§ TASK OBJECTIVE
Print them exactly: the lines from the beginning of the entries below through the line that contains "0.52, 0.73, 1.03]", and only those, with the pictures left out.

§ TASK DATA
┌──

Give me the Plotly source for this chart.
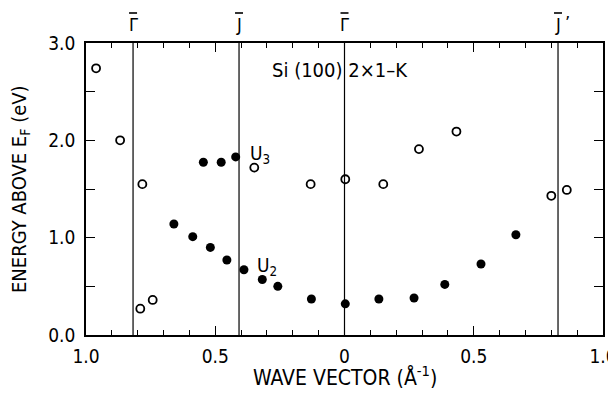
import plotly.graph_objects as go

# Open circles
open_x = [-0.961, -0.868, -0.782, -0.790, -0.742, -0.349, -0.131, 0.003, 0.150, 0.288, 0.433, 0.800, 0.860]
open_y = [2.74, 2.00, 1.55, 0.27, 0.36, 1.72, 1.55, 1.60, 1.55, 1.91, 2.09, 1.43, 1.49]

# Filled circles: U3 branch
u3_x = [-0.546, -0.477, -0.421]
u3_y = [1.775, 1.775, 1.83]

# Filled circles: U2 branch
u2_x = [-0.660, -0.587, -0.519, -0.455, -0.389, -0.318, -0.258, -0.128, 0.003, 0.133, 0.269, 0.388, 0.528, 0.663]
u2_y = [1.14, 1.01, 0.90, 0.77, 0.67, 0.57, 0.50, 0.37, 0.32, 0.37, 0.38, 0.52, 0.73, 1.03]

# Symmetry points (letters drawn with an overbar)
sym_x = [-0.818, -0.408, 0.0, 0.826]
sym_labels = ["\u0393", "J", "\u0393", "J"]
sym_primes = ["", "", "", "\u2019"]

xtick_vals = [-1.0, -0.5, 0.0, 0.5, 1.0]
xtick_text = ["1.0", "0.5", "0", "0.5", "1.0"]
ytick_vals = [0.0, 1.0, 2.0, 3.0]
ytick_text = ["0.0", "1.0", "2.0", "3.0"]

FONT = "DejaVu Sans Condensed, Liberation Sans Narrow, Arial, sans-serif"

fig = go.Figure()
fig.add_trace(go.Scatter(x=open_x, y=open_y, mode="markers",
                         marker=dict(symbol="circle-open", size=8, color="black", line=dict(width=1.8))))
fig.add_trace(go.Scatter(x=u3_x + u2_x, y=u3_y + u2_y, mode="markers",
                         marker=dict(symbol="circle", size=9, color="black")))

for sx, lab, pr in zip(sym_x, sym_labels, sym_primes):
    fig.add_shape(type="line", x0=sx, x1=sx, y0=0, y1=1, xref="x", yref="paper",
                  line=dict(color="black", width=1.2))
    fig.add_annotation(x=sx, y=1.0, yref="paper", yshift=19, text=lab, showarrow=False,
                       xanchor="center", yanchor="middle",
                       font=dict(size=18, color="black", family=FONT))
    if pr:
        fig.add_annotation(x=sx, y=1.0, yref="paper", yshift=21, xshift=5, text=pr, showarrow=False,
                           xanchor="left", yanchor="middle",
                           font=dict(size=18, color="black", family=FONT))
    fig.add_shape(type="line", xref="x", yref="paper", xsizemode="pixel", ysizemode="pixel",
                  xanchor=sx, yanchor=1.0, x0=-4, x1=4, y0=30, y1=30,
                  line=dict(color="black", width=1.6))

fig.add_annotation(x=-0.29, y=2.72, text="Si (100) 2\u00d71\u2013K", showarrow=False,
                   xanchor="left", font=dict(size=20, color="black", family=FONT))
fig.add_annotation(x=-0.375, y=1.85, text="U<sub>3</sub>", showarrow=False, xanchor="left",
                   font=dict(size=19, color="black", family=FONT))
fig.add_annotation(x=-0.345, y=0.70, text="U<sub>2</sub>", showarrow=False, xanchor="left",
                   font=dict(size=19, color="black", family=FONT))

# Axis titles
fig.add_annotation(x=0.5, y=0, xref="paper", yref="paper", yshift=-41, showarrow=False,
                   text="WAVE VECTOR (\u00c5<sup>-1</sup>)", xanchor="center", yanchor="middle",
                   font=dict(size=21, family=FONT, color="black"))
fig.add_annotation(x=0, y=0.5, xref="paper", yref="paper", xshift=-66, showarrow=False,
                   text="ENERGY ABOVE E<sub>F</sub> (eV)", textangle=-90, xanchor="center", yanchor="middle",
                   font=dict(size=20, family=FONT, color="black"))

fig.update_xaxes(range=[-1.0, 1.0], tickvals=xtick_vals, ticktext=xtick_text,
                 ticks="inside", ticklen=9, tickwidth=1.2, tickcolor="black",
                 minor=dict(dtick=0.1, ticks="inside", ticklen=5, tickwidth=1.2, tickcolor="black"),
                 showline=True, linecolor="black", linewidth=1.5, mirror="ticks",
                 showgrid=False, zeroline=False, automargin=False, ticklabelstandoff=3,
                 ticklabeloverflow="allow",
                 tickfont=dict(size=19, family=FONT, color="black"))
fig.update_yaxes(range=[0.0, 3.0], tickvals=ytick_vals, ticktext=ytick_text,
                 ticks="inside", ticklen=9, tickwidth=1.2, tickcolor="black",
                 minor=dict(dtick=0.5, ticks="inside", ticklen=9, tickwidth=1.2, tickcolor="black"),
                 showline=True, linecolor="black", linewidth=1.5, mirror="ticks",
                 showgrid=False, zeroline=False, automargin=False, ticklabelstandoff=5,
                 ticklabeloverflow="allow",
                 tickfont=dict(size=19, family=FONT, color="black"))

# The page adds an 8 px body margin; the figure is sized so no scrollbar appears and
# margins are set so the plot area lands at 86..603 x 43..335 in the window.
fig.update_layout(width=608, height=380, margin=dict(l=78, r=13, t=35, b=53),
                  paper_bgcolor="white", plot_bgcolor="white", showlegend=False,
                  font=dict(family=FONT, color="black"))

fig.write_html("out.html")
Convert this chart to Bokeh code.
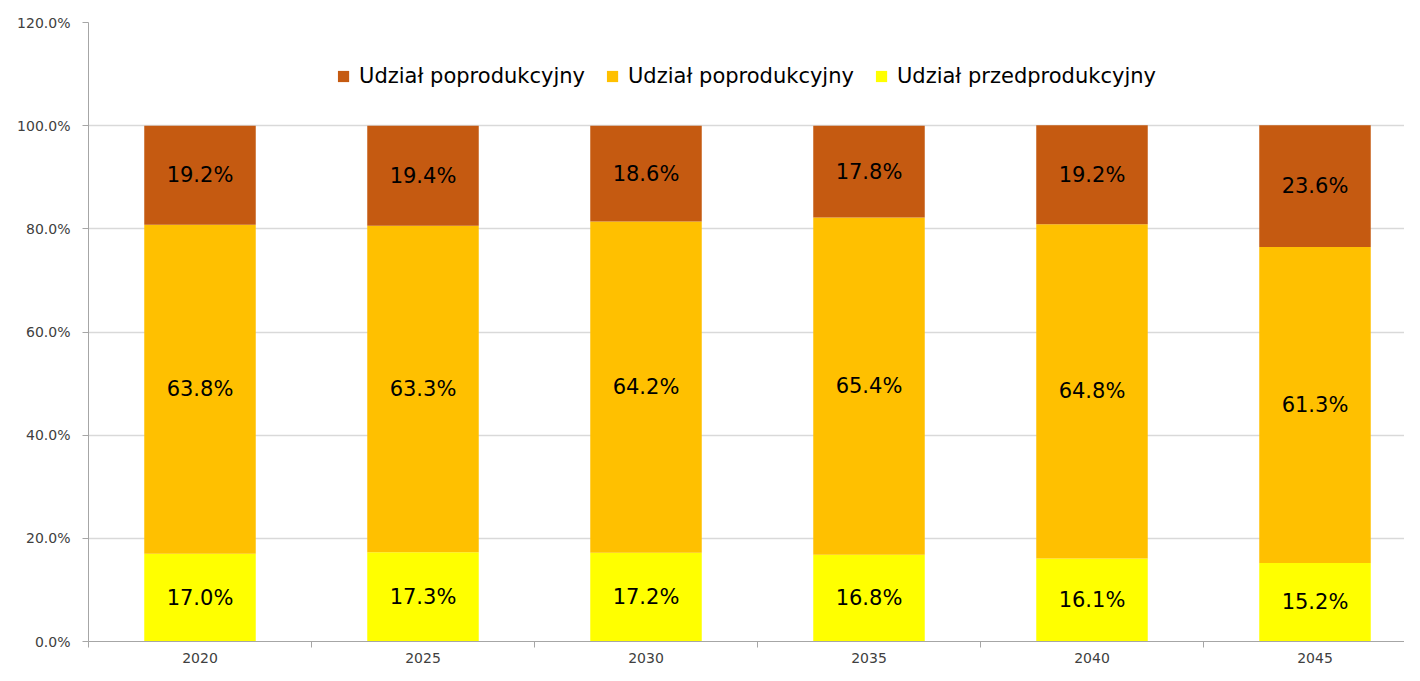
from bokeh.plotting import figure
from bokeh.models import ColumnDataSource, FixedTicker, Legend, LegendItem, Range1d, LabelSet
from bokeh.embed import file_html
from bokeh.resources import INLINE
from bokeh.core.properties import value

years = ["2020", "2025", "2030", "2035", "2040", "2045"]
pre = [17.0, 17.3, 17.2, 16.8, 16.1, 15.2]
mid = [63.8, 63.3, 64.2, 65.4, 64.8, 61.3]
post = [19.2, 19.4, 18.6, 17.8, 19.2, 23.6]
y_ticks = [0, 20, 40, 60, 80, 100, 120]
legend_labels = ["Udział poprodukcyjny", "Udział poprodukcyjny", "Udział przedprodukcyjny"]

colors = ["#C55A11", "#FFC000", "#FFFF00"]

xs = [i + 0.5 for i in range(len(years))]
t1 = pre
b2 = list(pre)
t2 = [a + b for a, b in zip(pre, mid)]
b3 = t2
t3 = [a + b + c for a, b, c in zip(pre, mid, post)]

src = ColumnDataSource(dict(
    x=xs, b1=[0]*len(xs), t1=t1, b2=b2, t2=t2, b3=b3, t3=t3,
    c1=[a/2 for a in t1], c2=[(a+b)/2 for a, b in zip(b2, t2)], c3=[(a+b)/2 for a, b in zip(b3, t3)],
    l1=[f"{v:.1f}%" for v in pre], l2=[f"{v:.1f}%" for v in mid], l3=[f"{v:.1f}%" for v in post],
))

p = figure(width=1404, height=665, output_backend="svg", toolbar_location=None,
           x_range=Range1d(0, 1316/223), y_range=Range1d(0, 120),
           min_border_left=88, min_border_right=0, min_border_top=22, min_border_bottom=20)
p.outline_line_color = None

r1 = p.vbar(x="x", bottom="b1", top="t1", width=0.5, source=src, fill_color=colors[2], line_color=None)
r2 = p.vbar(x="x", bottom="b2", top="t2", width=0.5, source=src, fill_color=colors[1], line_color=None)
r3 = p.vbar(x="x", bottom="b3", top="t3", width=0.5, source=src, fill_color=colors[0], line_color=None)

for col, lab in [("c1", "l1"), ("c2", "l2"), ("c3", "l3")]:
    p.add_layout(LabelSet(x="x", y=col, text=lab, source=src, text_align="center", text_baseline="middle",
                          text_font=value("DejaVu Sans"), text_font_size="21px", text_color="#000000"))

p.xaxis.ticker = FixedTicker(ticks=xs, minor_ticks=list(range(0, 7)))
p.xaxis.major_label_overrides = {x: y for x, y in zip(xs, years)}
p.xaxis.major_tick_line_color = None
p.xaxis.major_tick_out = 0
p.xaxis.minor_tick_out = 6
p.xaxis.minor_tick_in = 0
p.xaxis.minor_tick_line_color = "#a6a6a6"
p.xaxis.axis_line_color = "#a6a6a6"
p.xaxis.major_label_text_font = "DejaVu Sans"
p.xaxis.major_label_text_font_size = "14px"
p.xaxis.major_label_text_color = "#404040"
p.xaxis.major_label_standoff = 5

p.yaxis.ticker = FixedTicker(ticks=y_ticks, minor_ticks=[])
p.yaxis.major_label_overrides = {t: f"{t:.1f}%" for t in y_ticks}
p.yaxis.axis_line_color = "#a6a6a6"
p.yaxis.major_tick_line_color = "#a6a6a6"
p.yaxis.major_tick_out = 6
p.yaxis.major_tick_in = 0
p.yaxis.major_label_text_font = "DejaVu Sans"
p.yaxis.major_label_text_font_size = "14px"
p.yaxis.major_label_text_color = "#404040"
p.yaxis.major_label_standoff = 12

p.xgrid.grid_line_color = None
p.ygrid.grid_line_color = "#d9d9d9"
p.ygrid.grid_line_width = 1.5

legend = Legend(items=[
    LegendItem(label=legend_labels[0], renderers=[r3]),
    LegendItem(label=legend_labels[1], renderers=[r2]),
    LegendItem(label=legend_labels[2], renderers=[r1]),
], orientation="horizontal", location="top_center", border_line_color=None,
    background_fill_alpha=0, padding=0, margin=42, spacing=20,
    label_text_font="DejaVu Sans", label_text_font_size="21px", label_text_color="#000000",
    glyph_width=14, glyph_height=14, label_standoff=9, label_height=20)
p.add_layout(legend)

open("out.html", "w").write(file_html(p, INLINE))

└──

§ TASK RESPONSE
Give me the Plotly source for this chart.
import plotly.graph_objects as go

# Open circles
open_x = [-0.961, -0.868, -0.782, -0.790, -0.742, -0.349, -0.131, 0.003, 0.150, 0.288, 0.433, 0.800, 0.860]
open_y = [2.74, 2.00, 1.55, 0.27, 0.36, 1.72, 1.55, 1.60, 1.55, 1.91, 2.09, 1.43, 1.49]

# Filled circles: U3 branch
u3_x = [-0.546, -0.477, -0.421]
u3_y = [1.775, 1.775, 1.83]

# Filled circles: U2 branch
u2_x = [-0.660, -0.587, -0.519, -0.455, -0.389, -0.318, -0.258, -0.128, 0.003, 0.133, 0.269, 0.388, 0.528, 0.663]
u2_y = [1.14, 1.01, 0.90, 0.77, 0.67, 0.57, 0.50, 0.37, 0.32, 0.37, 0.38, 0.52, 0.73, 1.03]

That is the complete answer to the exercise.